* [DATA SUPPLIED]:

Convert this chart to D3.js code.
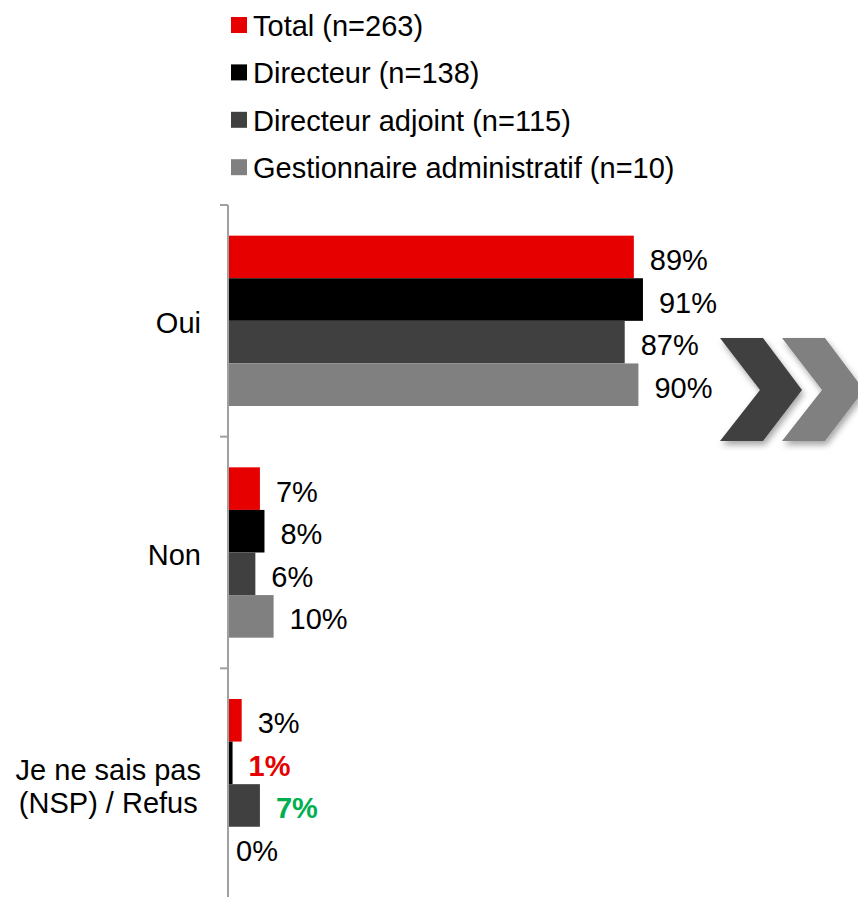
---
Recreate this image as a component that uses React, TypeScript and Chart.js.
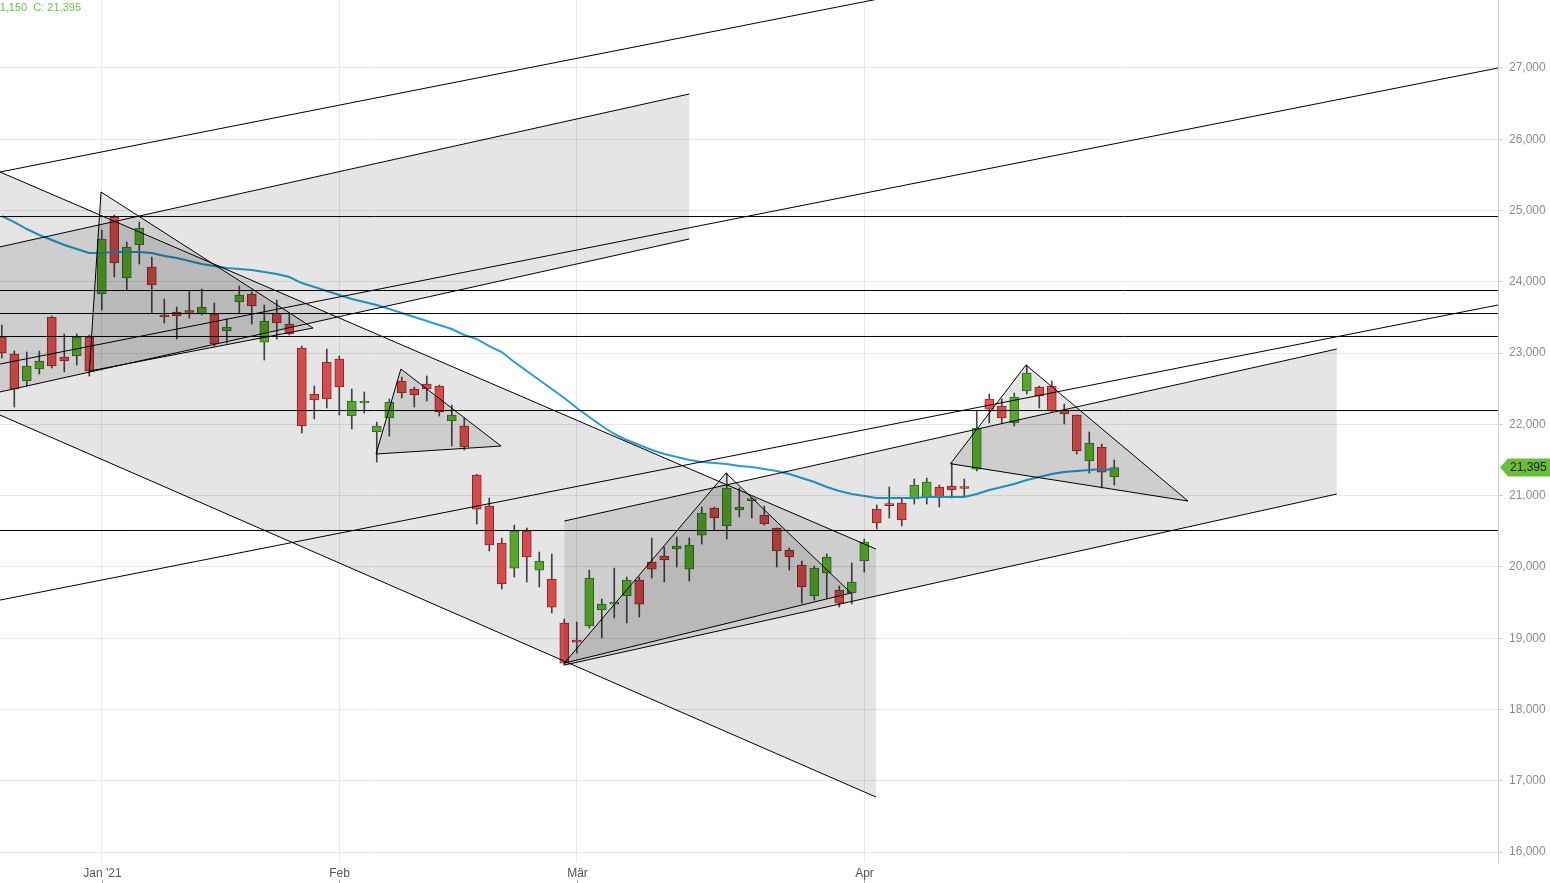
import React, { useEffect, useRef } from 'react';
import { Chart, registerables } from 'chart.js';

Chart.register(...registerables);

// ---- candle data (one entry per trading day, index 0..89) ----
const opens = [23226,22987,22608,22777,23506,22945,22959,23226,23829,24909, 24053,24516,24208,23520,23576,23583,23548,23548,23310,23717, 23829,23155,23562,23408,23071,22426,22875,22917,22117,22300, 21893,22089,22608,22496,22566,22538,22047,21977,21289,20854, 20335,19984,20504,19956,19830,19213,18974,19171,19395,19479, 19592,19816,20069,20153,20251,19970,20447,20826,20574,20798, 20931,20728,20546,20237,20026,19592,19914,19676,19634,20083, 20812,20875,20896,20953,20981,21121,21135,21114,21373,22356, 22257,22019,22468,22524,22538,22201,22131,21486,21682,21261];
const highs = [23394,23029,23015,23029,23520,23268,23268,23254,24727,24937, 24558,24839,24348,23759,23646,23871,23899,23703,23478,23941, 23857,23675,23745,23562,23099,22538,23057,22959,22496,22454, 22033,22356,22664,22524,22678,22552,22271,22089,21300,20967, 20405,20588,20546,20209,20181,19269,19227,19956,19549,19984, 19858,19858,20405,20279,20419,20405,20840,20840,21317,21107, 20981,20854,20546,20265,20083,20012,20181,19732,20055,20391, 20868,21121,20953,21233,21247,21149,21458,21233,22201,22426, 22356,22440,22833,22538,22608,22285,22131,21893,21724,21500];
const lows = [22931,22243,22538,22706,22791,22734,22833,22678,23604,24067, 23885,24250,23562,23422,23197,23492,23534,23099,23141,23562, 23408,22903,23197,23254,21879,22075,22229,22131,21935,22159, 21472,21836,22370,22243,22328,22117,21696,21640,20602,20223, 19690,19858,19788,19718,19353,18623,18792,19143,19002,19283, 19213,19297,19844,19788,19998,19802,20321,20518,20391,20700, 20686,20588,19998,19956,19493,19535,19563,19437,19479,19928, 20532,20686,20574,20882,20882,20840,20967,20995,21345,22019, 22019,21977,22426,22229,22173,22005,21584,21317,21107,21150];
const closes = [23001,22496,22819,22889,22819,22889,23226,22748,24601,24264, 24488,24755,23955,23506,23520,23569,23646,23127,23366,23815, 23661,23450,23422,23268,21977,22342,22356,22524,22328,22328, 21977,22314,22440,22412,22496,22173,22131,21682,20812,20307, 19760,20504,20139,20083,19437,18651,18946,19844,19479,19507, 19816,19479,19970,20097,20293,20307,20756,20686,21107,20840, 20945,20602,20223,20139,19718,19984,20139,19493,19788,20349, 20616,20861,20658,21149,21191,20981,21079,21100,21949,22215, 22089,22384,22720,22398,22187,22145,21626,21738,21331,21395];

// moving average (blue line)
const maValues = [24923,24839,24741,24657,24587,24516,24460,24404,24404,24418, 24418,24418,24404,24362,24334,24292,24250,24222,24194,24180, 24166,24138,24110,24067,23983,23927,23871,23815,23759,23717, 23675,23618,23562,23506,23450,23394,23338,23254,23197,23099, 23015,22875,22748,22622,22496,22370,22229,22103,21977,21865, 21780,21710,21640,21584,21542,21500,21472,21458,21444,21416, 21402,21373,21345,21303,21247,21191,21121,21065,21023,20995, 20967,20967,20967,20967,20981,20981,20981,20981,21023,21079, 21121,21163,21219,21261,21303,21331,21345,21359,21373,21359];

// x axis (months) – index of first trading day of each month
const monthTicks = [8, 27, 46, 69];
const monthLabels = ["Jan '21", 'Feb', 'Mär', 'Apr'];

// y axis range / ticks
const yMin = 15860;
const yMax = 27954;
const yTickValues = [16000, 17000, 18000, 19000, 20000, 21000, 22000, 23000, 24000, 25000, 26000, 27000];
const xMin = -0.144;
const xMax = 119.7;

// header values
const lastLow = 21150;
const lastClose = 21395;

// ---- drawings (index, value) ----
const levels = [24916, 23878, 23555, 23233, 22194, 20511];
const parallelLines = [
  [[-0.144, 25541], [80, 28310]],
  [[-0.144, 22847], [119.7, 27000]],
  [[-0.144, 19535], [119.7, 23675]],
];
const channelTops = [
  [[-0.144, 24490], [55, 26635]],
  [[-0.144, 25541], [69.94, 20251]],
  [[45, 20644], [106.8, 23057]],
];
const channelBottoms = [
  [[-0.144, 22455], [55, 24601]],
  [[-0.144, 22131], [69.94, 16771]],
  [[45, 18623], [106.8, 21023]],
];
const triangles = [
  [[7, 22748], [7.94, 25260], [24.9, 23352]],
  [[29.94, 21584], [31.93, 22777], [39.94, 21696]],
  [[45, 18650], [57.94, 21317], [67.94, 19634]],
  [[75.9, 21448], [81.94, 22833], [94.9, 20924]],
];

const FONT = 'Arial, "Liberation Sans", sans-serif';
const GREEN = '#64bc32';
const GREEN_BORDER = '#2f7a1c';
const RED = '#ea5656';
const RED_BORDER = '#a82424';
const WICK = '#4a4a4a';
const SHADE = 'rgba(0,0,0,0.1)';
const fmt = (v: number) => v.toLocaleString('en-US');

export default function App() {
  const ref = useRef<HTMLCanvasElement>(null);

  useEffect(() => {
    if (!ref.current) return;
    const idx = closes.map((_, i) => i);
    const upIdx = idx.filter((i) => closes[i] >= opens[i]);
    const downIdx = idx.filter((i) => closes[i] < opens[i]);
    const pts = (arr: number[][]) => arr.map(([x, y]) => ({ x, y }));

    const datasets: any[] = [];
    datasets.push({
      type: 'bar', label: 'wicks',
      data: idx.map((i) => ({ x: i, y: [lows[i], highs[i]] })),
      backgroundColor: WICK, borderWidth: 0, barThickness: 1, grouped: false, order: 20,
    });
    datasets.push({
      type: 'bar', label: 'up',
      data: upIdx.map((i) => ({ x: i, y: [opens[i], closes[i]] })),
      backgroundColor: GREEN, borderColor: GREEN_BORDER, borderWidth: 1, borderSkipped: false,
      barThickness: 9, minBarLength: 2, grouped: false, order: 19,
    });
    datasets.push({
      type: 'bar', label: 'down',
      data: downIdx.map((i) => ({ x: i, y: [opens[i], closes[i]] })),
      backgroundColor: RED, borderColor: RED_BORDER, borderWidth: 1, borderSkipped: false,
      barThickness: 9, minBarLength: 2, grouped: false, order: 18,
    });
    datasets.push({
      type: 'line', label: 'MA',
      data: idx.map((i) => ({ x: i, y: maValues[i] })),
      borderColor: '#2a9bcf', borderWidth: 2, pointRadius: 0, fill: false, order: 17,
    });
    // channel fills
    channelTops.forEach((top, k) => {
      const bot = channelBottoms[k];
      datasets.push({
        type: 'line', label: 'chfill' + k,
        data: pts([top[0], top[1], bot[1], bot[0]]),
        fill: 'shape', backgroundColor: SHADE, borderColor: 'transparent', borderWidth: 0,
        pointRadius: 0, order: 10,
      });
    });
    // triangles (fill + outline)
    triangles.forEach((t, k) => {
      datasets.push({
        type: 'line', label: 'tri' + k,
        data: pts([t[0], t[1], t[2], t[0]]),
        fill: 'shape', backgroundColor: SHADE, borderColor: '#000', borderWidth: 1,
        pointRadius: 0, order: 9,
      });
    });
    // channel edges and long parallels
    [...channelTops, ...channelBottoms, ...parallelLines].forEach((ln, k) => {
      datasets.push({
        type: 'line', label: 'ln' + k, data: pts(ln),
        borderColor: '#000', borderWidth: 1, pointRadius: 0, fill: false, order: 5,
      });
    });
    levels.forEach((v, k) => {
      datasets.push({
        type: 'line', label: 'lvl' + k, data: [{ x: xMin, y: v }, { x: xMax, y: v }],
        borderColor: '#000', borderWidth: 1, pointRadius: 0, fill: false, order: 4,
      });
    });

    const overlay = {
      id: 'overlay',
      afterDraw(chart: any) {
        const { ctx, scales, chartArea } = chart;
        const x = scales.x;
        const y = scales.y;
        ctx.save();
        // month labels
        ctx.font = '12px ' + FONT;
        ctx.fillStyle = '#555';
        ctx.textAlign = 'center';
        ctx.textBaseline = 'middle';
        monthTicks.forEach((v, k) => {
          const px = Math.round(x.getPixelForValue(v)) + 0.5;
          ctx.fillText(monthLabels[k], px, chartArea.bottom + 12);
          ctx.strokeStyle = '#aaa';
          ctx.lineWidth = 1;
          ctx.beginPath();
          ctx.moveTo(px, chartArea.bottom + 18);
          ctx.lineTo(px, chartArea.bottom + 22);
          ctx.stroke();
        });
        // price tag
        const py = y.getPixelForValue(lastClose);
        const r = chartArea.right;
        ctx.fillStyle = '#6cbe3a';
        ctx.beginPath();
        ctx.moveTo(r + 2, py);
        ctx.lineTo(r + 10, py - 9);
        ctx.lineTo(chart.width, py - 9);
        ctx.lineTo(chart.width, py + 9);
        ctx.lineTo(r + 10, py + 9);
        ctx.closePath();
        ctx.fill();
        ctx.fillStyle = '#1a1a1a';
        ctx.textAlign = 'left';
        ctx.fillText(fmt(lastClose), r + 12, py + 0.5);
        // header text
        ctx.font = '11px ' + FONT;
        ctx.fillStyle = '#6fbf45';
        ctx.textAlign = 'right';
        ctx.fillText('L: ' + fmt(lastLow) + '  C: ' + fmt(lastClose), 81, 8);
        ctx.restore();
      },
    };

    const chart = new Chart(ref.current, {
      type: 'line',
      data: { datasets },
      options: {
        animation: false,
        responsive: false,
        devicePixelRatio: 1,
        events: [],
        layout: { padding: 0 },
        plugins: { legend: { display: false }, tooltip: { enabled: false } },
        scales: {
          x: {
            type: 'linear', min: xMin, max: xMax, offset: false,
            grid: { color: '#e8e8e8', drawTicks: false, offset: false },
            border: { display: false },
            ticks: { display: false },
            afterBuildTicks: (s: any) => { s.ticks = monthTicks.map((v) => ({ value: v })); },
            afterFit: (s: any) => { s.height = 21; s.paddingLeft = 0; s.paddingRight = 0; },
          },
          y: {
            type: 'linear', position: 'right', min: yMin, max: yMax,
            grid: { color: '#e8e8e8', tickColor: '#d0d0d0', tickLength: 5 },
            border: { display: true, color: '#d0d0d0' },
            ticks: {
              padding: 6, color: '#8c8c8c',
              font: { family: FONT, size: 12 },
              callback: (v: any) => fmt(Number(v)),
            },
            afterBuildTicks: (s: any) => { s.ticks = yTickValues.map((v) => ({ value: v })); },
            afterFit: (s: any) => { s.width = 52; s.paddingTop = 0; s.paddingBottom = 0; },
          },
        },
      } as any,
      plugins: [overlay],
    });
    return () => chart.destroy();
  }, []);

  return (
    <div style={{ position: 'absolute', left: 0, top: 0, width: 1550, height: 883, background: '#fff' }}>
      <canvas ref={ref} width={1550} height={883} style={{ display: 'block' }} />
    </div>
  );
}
---
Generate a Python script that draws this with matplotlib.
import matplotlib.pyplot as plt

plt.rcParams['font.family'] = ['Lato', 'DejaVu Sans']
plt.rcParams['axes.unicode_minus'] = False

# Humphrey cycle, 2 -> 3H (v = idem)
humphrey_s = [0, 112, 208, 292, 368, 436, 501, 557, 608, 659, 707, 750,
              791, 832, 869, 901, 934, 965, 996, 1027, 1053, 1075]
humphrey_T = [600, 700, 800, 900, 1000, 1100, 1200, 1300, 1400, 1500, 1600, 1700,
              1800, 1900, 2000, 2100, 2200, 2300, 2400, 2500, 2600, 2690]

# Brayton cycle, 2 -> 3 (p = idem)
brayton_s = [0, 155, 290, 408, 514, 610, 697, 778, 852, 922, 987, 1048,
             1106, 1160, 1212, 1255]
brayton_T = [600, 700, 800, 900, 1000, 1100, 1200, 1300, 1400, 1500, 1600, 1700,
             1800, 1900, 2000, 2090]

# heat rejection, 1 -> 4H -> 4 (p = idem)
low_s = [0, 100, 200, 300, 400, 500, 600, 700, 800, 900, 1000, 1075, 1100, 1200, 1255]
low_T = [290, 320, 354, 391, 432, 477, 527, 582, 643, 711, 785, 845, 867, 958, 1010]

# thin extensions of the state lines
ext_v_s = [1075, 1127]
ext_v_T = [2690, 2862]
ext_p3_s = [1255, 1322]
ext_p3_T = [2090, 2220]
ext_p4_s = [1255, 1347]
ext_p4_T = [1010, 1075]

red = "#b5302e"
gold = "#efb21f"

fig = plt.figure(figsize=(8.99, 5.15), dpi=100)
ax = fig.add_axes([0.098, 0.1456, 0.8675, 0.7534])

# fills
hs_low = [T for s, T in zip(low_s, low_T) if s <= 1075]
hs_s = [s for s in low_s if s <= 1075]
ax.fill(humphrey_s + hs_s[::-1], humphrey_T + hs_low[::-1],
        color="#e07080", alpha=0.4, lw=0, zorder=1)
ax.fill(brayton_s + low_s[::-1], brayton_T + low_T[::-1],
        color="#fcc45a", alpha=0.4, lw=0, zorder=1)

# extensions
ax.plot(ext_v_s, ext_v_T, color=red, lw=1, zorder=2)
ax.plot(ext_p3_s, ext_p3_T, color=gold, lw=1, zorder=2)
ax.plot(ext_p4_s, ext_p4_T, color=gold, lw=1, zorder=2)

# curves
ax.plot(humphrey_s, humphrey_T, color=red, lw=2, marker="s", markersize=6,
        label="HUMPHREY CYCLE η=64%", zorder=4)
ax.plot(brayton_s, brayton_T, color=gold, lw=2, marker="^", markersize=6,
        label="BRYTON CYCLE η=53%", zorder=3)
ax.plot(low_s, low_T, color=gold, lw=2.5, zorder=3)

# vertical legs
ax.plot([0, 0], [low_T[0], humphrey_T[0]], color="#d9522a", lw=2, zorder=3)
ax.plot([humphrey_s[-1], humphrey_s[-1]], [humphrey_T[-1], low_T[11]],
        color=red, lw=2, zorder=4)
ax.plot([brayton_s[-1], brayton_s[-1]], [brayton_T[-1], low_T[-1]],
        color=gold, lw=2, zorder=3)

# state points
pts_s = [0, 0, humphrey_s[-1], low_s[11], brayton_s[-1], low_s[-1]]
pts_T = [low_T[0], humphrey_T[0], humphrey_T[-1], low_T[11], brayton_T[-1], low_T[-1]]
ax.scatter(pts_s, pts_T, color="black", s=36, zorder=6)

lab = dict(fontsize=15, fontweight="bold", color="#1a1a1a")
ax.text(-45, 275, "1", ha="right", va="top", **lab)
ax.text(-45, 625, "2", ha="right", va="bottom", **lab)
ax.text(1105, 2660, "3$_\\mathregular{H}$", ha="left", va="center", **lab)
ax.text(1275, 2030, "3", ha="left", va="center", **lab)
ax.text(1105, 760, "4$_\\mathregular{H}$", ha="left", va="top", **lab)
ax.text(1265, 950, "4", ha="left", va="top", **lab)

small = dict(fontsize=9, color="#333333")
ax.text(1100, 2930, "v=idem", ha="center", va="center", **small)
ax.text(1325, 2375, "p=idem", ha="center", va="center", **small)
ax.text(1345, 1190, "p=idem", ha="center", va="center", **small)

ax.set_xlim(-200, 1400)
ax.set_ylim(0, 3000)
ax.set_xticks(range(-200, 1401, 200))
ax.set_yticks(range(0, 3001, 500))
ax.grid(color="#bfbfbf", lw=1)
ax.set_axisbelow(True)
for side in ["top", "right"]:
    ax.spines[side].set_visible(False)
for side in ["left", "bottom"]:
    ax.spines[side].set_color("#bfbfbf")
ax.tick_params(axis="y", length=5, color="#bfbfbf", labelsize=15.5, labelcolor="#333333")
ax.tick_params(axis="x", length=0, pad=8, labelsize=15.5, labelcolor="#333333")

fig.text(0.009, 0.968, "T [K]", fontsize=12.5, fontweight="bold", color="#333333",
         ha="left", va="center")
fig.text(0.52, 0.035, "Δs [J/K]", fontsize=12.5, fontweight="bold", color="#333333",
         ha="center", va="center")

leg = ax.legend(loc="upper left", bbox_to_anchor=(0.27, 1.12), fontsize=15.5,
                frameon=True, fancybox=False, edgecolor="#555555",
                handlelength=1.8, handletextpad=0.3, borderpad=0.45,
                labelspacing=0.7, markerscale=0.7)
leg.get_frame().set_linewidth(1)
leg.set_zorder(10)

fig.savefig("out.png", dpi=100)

* [SHORT EXERCISE]:
The lines to quote run from the one containing "Generate a Python" to the one containing "ax = fig.add_axes([0.098, 0.1456, 0.8675, 0.7534])". Quote them exactly, with both of those lines, and nothing else.

* [EXERCISE RESPONSE]:
Generate a Python script that draws this with matplotlib.
import matplotlib.pyplot as plt

plt.rcParams['font.family'] = ['Lato', 'DejaVu Sans']
plt.rcParams['axes.unicode_minus'] = False

# Humphrey cycle, 2 -> 3H (v = idem)
humphrey_s = [0, 112, 208, 292, 368, 436, 501, 557, 608, 659, 707, 750,
              791, 832, 869, 901, 934, 965, 996, 1027, 1053, 1075]
humphrey_T = [600, 700, 800, 900, 1000, 1100, 1200, 1300, 1400, 1500, 1600, 1700,
              1800, 1900, 2000, 2100, 2200, 2300, 2400, 2500, 2600, 2690]

# Brayton cycle, 2 -> 3 (p = idem)
brayton_s = [0, 155, 290, 408, 514, 610, 697, 778, 852, 922, 987, 1048,
             1106, 1160, 1212, 1255]
brayton_T = [600, 700, 800, 900, 1000, 1100, 1200, 1300, 1400, 1500, 1600, 1700,
             1800, 1900, 2000, 2090]

# heat rejection, 1 -> 4H -> 4 (p = idem)
low_s = [0, 100, 200, 300, 400, 500, 600, 700, 800, 900, 1000, 1075, 1100, 1200, 1255]
low_T = [290, 320, 354, 391, 432, 477, 527, 582, 643, 711, 785, 845, 867, 958, 1010]

# thin extensions of the state lines
ext_v_s = [1075, 1127]
ext_v_T = [2690, 2862]
ext_p3_s = [1255, 1322]
ext_p3_T = [2090, 2220]
ext_p4_s = [1255, 1347]
ext_p4_T = [1010, 1075]

red = "#b5302e"
gold = "#efb21f"

fig = plt.figure(figsize=(8.99, 5.15), dpi=100)
ax = fig.add_axes([0.098, 0.1456, 0.8675, 0.7534])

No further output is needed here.